Steven Shaw taught me to think about food in entirely different ways. The very first time I met him, we ate at Gramercy Tavern, where he introduced me to chef Tom Colicchio, now of Top Chef fame. I quickly learned, as Colicchio’s fame grew, that these celebrity chefs truly are just like you and me. I met Italian sausage makers from Arthur Avenue and the Chinatown chef who makes the best soup dumplings. Through Steven I learned that there is no other industry where its members like to talk shop more than the food industry.
On his visits to North Carolina, and there have been many, Steven and I went on plenty of road trips, seeking out great barbecue joints, roadside vegetable stands, boiled peanut vendors.
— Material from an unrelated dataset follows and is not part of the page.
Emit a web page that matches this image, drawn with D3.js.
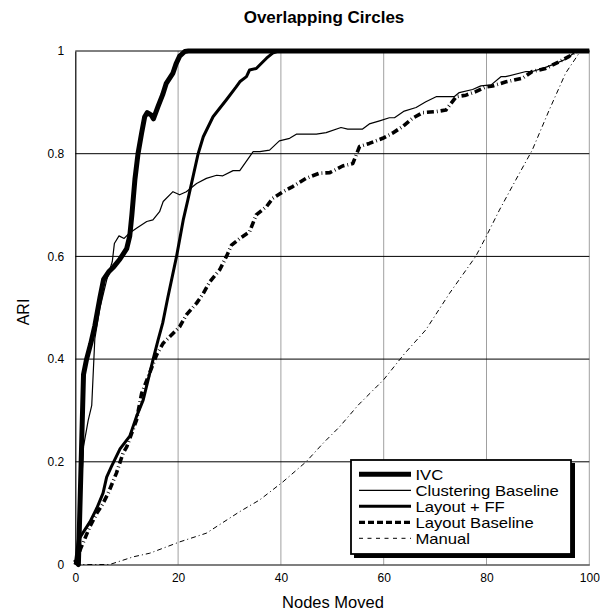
<!DOCTYPE html>
<html><head><meta charset="utf-8">
<script src="https://cdn.jsdelivr.net/npm/d3@7"></script>
<style>body{margin:0;background:#fff}svg{display:block;font-family:"Liberation Sans",Arial,sans-serif}</style>
</head><body>
<svg id="c" width="600" height="611"></svg>
<script>
const title = "Overlapping Circles";
const xLabel = "Nodes Moved";
const yLabel = "ARI";
const xTicks = [0, 20, 40, 60, 80, 100];
const yTicks = [0, 0.2, 0.4, 0.6, 0.8, 1];
const seriesNames = ["IVC", "Clustering Baseline", "Layout + FF", "Layout Baseline", "Manual"];

const ivc = [[0,0.01],[0.6,0],[1.6,0.37],[2.2,0.40],[3,0.43],[3.8,0.465],[4.8,0.52],[5.5,0.555],[6.5,0.57],[7.5,0.58],[8.7,0.595],[10,0.615],[10.6,0.64],[11,0.68],[11.6,0.75],[12.2,0.80],[12.9,0.84],[13.5,0.872],[14,0.88],[14.8,0.875],[15.2,0.868],[16.1,0.892],[17,0.915],[17.7,0.937],[19,0.957],[19.6,0.975],[20.3,0.99],[21.3,0.999],[22,1],[100,1]];
const clustering = [[0,0],[0.6,0.03],[1.2,0.15],[1.6,0.23],[2.5,0.28],[3.2,0.31],[3.8,0.44],[4.8,0.5],[6.1,0.554],[7.2,0.59],[7.6,0.625],[8.5,0.64],[9.5,0.635],[10.5,0.645],[11.9,0.655],[13.9,0.668],[15.1,0.671],[16.4,0.687],[17.1,0.707],[19,0.726],[20.3,0.72],[21.6,0.726],[23.6,0.742],[25.5,0.752],[27.5,0.758],[28.7,0.757],[30.7,0.767],[32,0.767],[34.6,0.804],[35.9,0.804],[37.8,0.807],[39.7,0.825],[41.7,0.83],[43,0.838],[46.9,0.838],[48.8,0.841],[51.7,0.851],[53,0.848],[55.9,0.848],[57.2,0.858],[59.2,0.864],[61.1,0.87],[62.1,0.87],[64,0.883],[66.3,0.89],[68.2,0.901],[70.2,0.911],[73.7,0.911],[74.7,0.919],[77.3,0.925],[78.9,0.932],[80.9,0.934],[82.8,0.95],[83.7,0.95],[87.7,0.96],[88.9,0.96],[91.5,0.968],[93.5,0.976],[95.4,0.984],[97.4,0.999],[98,1],[100,1]];
const layoutFF = [[0,0],[0.6,0.048],[2.85,0.083],[4.2,0.11],[5.4,0.139],[6.1,0.17],[7,0.19],[8.7,0.225],[10.6,0.25],[11.9,0.288],[13.2,0.32],[14.5,0.373],[15.1,0.398],[16.1,0.437],[17,0.47],[18,0.52],[19.7,0.6],[21,0.671],[21.9,0.71],[23.9,0.80],[24.9,0.833],[26.8,0.872],[29.4,0.905],[31.3,0.93],[32,0.94],[33.3,0.95],[33.9,0.963],[35.2,0.966],[37.2,0.986],[38.4,0.996],[39.5,1],[100,1]];
const layoutBase = [[0,0],[1,0.03],[2.85,0.074],[4.2,0.1],[5.4,0.119],[6.4,0.139],[8,0.178],[9.3,0.217],[10,0.229],[11.9,0.281],[12.9,0.333],[14.2,0.366],[15.8,0.408],[17.1,0.431],[19,0.45],[20.3,0.463],[21.6,0.486],[23.6,0.509],[24.9,0.528],[26.2,0.551],[28.1,0.574],[29.4,0.6],[30.4,0.622],[32,0.635],[33.9,0.648],[35.2,0.681],[37.2,0.697],[38.4,0.713],[40.4,0.726],[42.3,0.736],[44.9,0.752],[47.5,0.762],[49.5,0.763],[52,0.776],[54,0.781],[55.3,0.814],[57.2,0.82],[59.8,0.83],[61.7,0.84],[63.7,0.853],[65.6,0.869],[67.6,0.88],[70.2,0.882],[72.1,0.885],[74.1,0.911],[76,0.914],[77.9,0.921],[79.9,0.93],[81.2,0.932],[83.8,0.94],[87,0.947],[88.9,0.96],[91.5,0.966],[94.1,0.979],[96,0.989],[97.4,0.999],[98,1],[100,1]];
const manual = [[0,0],[6.7,0],[11.3,0.015],[14.5,0.022],[20.3,0.044],[25.5,0.061],[32,0.103],[35.9,0.126],[40.4,0.161],[44.9,0.2],[48.2,0.236],[51.4,0.268],[55,0.31],[60,0.36],[64,0.41],[68.2,0.457],[72.8,0.528],[77.9,0.6],[79.9,0.638],[82.5,0.69],[85.7,0.749],[88.9,0.807],[92.2,0.885],[95.4,0.957],[98.3,1],[100,1]];

const svg = d3.select("#c");
const x = d3.scaleLinear().domain([0, 100]).range([75.3, 589.3]);
const y = d3.scaleLinear().domain([0, 1]).range([564.5, 51]);

// vertical gray grid
svg.append("g").selectAll("line").data(xTicks.filter(d => d > 0)).join("line")
  .attr("x1", d => x(d)).attr("x2", d => x(d)).attr("y1", y(0)).attr("y2", y(1))
  .attr("stroke", "#a0a0a0").attr("stroke-width", 1);
// horizontal black grid
svg.append("g").selectAll("line").data(yTicks.filter(d => d > 0)).join("line")
  .attr("x1", x(0)).attr("x2", x(100)).attr("y1", d => y(d)).attr("y2", d => y(d))
  .attr("stroke", "#000").attr("stroke-width", 1);

// axes
const xAxis = svg.append("g").attr("transform", `translate(0,${y(0)})`)
  .call(d3.axisBottom(x).tickValues(xTicks).tickSize(0).tickPadding(9).tickFormat(d3.format("d")));
const yAxis = svg.append("g").attr("transform", `translate(${x(0)},0)`)
  .call(d3.axisLeft(y).tickValues(yTicks).tickSize(0).tickPadding(11).tickFormat(d => d === 0 || d === 1 ? String(d) : d3.format(".1f")(d)));
[xAxis, yAxis].forEach(a => {
  a.select(".domain").attr("stroke", "#000").attr("stroke-width", 1.2);
  a.selectAll("text").attr("font-size", 12).attr("fill", "#000").attr("font-family", "Liberation Sans, Arial, sans-serif");
});

const line = d3.line().x(d => x(d[0])).y(d => y(d[1]));
const styles = [
  {data: manual, w: 1, dash: "5,3,1,3"},
  {data: layoutBase, w: 3.6, dash: "7,3,0.8,3"},
  {data: clustering, w: 1.2, dash: null},
  {data: layoutFF, w: 3, dash: null},
  {data: ivc, w: 5, dash: null}
];
styles.forEach(s => {
  svg.append("path").datum(s.data).attr("d", line)
    .attr("fill", "none").attr("stroke", "#000").attr("stroke-width", s.w)
    .attr("stroke-linejoin", "round")
    .attr("stroke-dasharray", s.dash);
});

// titles
svg.append("text").attr("x", 324).attr("y", 23).attr("text-anchor", "middle")
  .attr("font-size", 17).attr("font-weight", "bold").text(title);
svg.append("text").attr("x", 333).attr("y", 608).attr("text-anchor", "middle")
  .attr("font-size", 16.5).text(xLabel);
svg.append("text").attr("transform", "translate(29,312) rotate(-90)").attr("text-anchor", "middle")
  .attr("font-size", 16).text(yLabel);

// legend
const lg = svg.append("g");
lg.append("rect").attr("x", 354).attr("y", 463).attr("width", 221).attr("height", 95).attr("fill", "#000");
lg.append("rect").attr("x", 351).attr("y", 460).attr("width", 220).attr("height", 94)
  .attr("fill", "#fff").attr("stroke", "#000").attr("stroke-width", 1.8);
const legStyles = [
  {w: 5, dash: null}, {w: 1.2, dash: null}, {w: 3, dash: null}, {w: 3.2, dash: "6,3"}, {w: 1, dash: "4,4.5"}
];
seriesNames.forEach((n, i) => {
  const yy = 474.3 + i * 16;
  lg.append("line").attr("x1", 359).attr("x2", 411).attr("y1", yy).attr("y2", yy)
    .attr("stroke", "#000").attr("stroke-width", legStyles[i].w).attr("stroke-dasharray", legStyles[i].dash);
  lg.append("text").attr("transform", `translate(415.5,${yy + 5.3}) scale(1.14,1)`)
    .attr("font-size", 14.6).text(n);
});
</script>
</body></html>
One of his favorite things to do in Raleigh was to go shopping with me in the Cameron Village Harris Teeter, as he was fascinated by the suburban supermarket. Of course, that trip led to a blind hot dog tasting. Yeah, that was certainly a clinical way to experience food, but it was in the context of one of the most fun dinner parties I’ve ever attended.
I started writing about food because of Steven Shaw. When he came down with his lovely wife, Ellen, and his precocious young son, PJ, for my 50th birthday party last fall, he brought with him a story I had written for his old website more than a dozen years ago, the first piece I ever wrote about food. I remember how, at the time I wrote it, I thought it was a pretty good story. I look at it now, and it was laughably awful. Steven loved it nonetheless.
Over the years, I got more involved with food, and Steven, less so. I started a food blog and then later joined the board of the Southern Foodways Alliance. Steven left eGullet and took a position with Quirky, the coolest product development company ever. Steven and I occasionally touched base, sometimes with a food-related piece of correspondence, but more likely with a message about our families.
And then, in April, Steven suddenly collapsed and died. He was 44. I’m still in shock that I’ll never see him again. I went to the funeral to honor him, and even ate at Gramercy Tavern as a way to remember our first meeting. But obviously, something was missing that was an essential part of every trip to New York in this Millennium. Him.
I have had a few mentors in my life, but I’ve never had one who influenced me more than Steven Shaw. The Fat Guy.
He was a friend, a confidant, a teacher, and a person with whom I enjoyed every second in his company. And so, every day that I make a cocktail for myself, or share a dinner with my family, or eat a slice of wedding cake, I’ll think of Steven, remembering how much he meant to me and my love of food. Because when you get right down to it, it’s not the food at all. It’s the people.